The art is composed of the four basic cuts and one basic thrust. There are varied patterns for the strikes depending upon the teacher or in the system. However, the Cinco Teros is believed to have originated in Pangasinan, Philippines.

Cinco Teros commonly utilizes an “X” pattern in attacking the opponent, but some methods employ patterns resembling a “+” while others use stiking patterns that emulate a “V”.

The most common pattern for the Cinco Teros are as follows:

  1. Downward diagonal forehanded Slash.
  2. Downward Diagonal Backhanded Slash.
  3. Horizontal Forehand Slash.
  4. Horizontal Backhand Slash.
  5. Straight Thrust.

The Cinco Teros is based upon angles of attack, not specific targets. This allows the practitioner to apply any one of the five striking angles to any target they choose.

For example, the fifth strike, which consists of a straight thrust, does not necessarily need to be targeted towards the belly. While it can be targeted towards the belly, it can also be targeted to the throat, the heart, or the eye.

Instead of tediously taking the time to learn individual angles for individual targets, the angles of attack can be applied to any target that is available.

The strength of the Cinco Teros lies in its simplicity. While many systems of Eskrima may have seven, twelve, or seventeen angles of attack, the Cinco Teros are often sufficient for developing combative knowledge and efficiency in the shortest amount of time possible.

While the precise influence on FMA of Classical Spanish Fencing, also known as La Destreza, is difficult to determine, it appears that Cinco Teros may be one of the elements cross-pollinated by one system to the other.

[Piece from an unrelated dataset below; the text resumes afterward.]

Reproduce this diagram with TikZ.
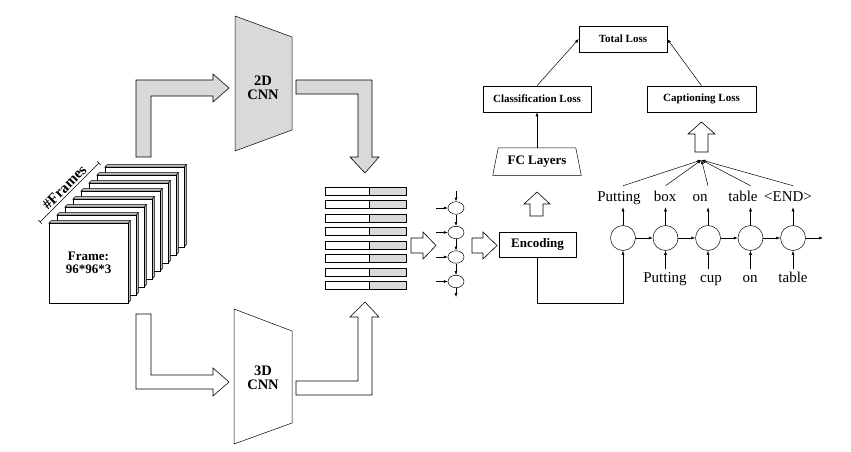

Cinco Teros bears a marked similarity to offensive techniques outlined in “Cartilla y Luz en la Verdadera Destreza” written by Don Nicolas Tamariz in the year 1696. The text includes the following dialogue:

“Cuantos modos hay por herrir? Segun Don Luis, cinco. Quales son? Medio tajo, medio rebes, tajo, rebes, y herrida de estocada.”

Translated to English:

“How many ways are there to hurt? According to Don Luis, five. What are they? The middle cut, the middle reverse cut, the cut, the reverse cut, and the hurtful thrust.”

The putative origin of Cinco Teros in Pangasinan also lends some credence to the theorized cross-pollination, as Pangasinan was the site of a campaign that pitted a Spanish-Filipino force under the command of Juan de Salcedo against an invading force of Chinese pirates under Limahong.

Cinco Teros may have been a close combat tactic shared by the troops under Salcedo’s command amongst one another for use against the common foe.